People were initially sceptical about his idea of trusting engineers to build a reliable spaceship in response to a competition - but it worked. Thousands made up the 26 teams who entered the challenge.

Dr Diamandis said that history had proven repeatedly that incentives "lead to great innovations".

He pointed to the former French leader Napoleon, who after losing men to starvation offered a prize to anyone who could devise a cheap method of preserving food, leading to the invention of canned goods.

The American aviator Charles Lindbergh - one of Dr Diamandis's biggest inspirations - flew from New York to Paris for a $25,000 prize in 1927, proving for the first time that a transatlantic flight was possible.

"He inspired so many people after he crossed," he said. "This set me out to ask questions: where are the world's biggest problems?

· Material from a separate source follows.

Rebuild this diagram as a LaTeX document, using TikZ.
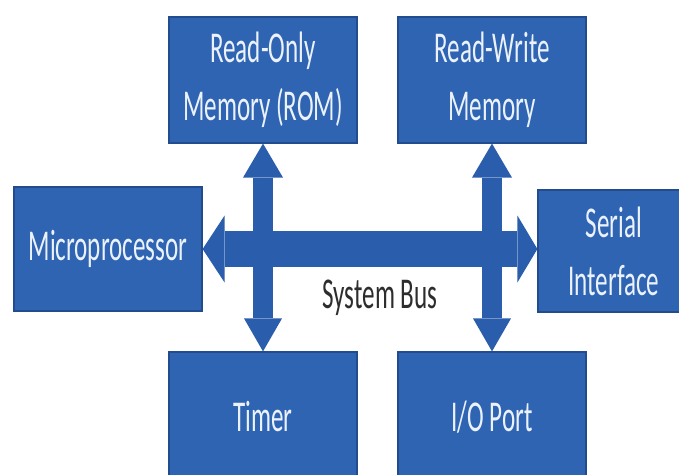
\documentclass[tikz,border=0pt]{standalone}
\usepackage{fontspec}
\setmainfont{Carlito}[FakeStretch=0.57]
\usetikzlibrary{arrows.meta}
\definecolor{boxblue}{RGB}{46,100,178}
\definecolor{boxedge}{RGB}{34,76,142}
\definecolor{busblue}{RGB}{42,94,172}
\definecolor{labelgray}{RGB}{45,45,45}
\definecolor{boxtext}{RGB}{235,242,252}
\begin{document}
\begin{tikzpicture}[x=1pt,y=-1pt,
  blk/.style={draw=boxedge, line width=1.2pt, fill=boxblue, text=boxtext,
    align=center, inner sep=0pt, font=\fontsize{44}{58}\selectfont,
    minimum height=126pt, minimum width=188pt},
  vbus/.style={draw=busblue, fill=busblue, line width=20pt, {Triangle[length=34pt,width=40pt,line width=0pt]}-{Triangle[length=33pt,width=38pt,line width=0pt]}},
  hbus/.style={draw=busblue, fill=busblue, line width=36pt, {Triangle[length=22pt,width=67pt,line width=0pt]}-{Triangle[length=20pt,width=67pt,line width=0pt]}},
  buslabel/.style={text=labelgray, font=\fontsize{44}{58}\selectfont, inner sep=0pt}
]
\useasboundingbox (0,0) rectangle (679,474);
\fill[white] (0,0) rectangle (679,474);
\clip (0,0) rectangle (679,474);
\node[blk] (rom) at (263,80) {Read-Only\\Memory (ROM)};
\node[blk] (rwm) at (492,80) {Read-Write\\Memory};
\node[blk, minimum height=124pt] (mp) at (108,249) {Microprocessor};
\node[blk, minimum height=122pt, minimum width=152pt] (si) at (614,251) {Serial\\Interface};
\node[blk, minimum height=132pt] (timer) at (263,418) {\raisebox{4pt}{Timer}};
\node[blk, minimum height=132pt] (io) at (492,418) {\raisebox{4pt}{I/O Port}};
\node[buslabel] (lbl) at (380,298) {System Bus};
\draw[hbus] (mp.east) -- (mp.east -| si.west);
\draw[vbus] (rom.south) -- (timer.north);
\draw[vbus] (rwm.south) -- (io.north);
\end{tikzpicture}
\end{document}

"No challenge cannot be solved. It is a magical time to be alive. Anything is possible."

Dr Diamandis expanded the X Prize to seek solutions for other global issues, and today it offers rewards in the fields of exploration, life sciences, energy and environment, and education and global development.

"We are working on developing a hand-held diagnostic device that any mother or father can speak to and have a cough or saliva analysed," Dr Diamandis said. "The diagnosis will be better than that of a board of certified doctors."

So far they have received 300 entries from 37 countries, he said.

"We expect to announce a winner in the next three years," he added.

The organisation's future goal is to hold an X Prize for literacy software that can be used on any phone or tablet, a programme for autism, one for childhood obesity, and a way to mine asteroids for natural resources.

"I think of abundance in my work," Dr Diamandis said. "Earth is a crumb in a supermarket of resources."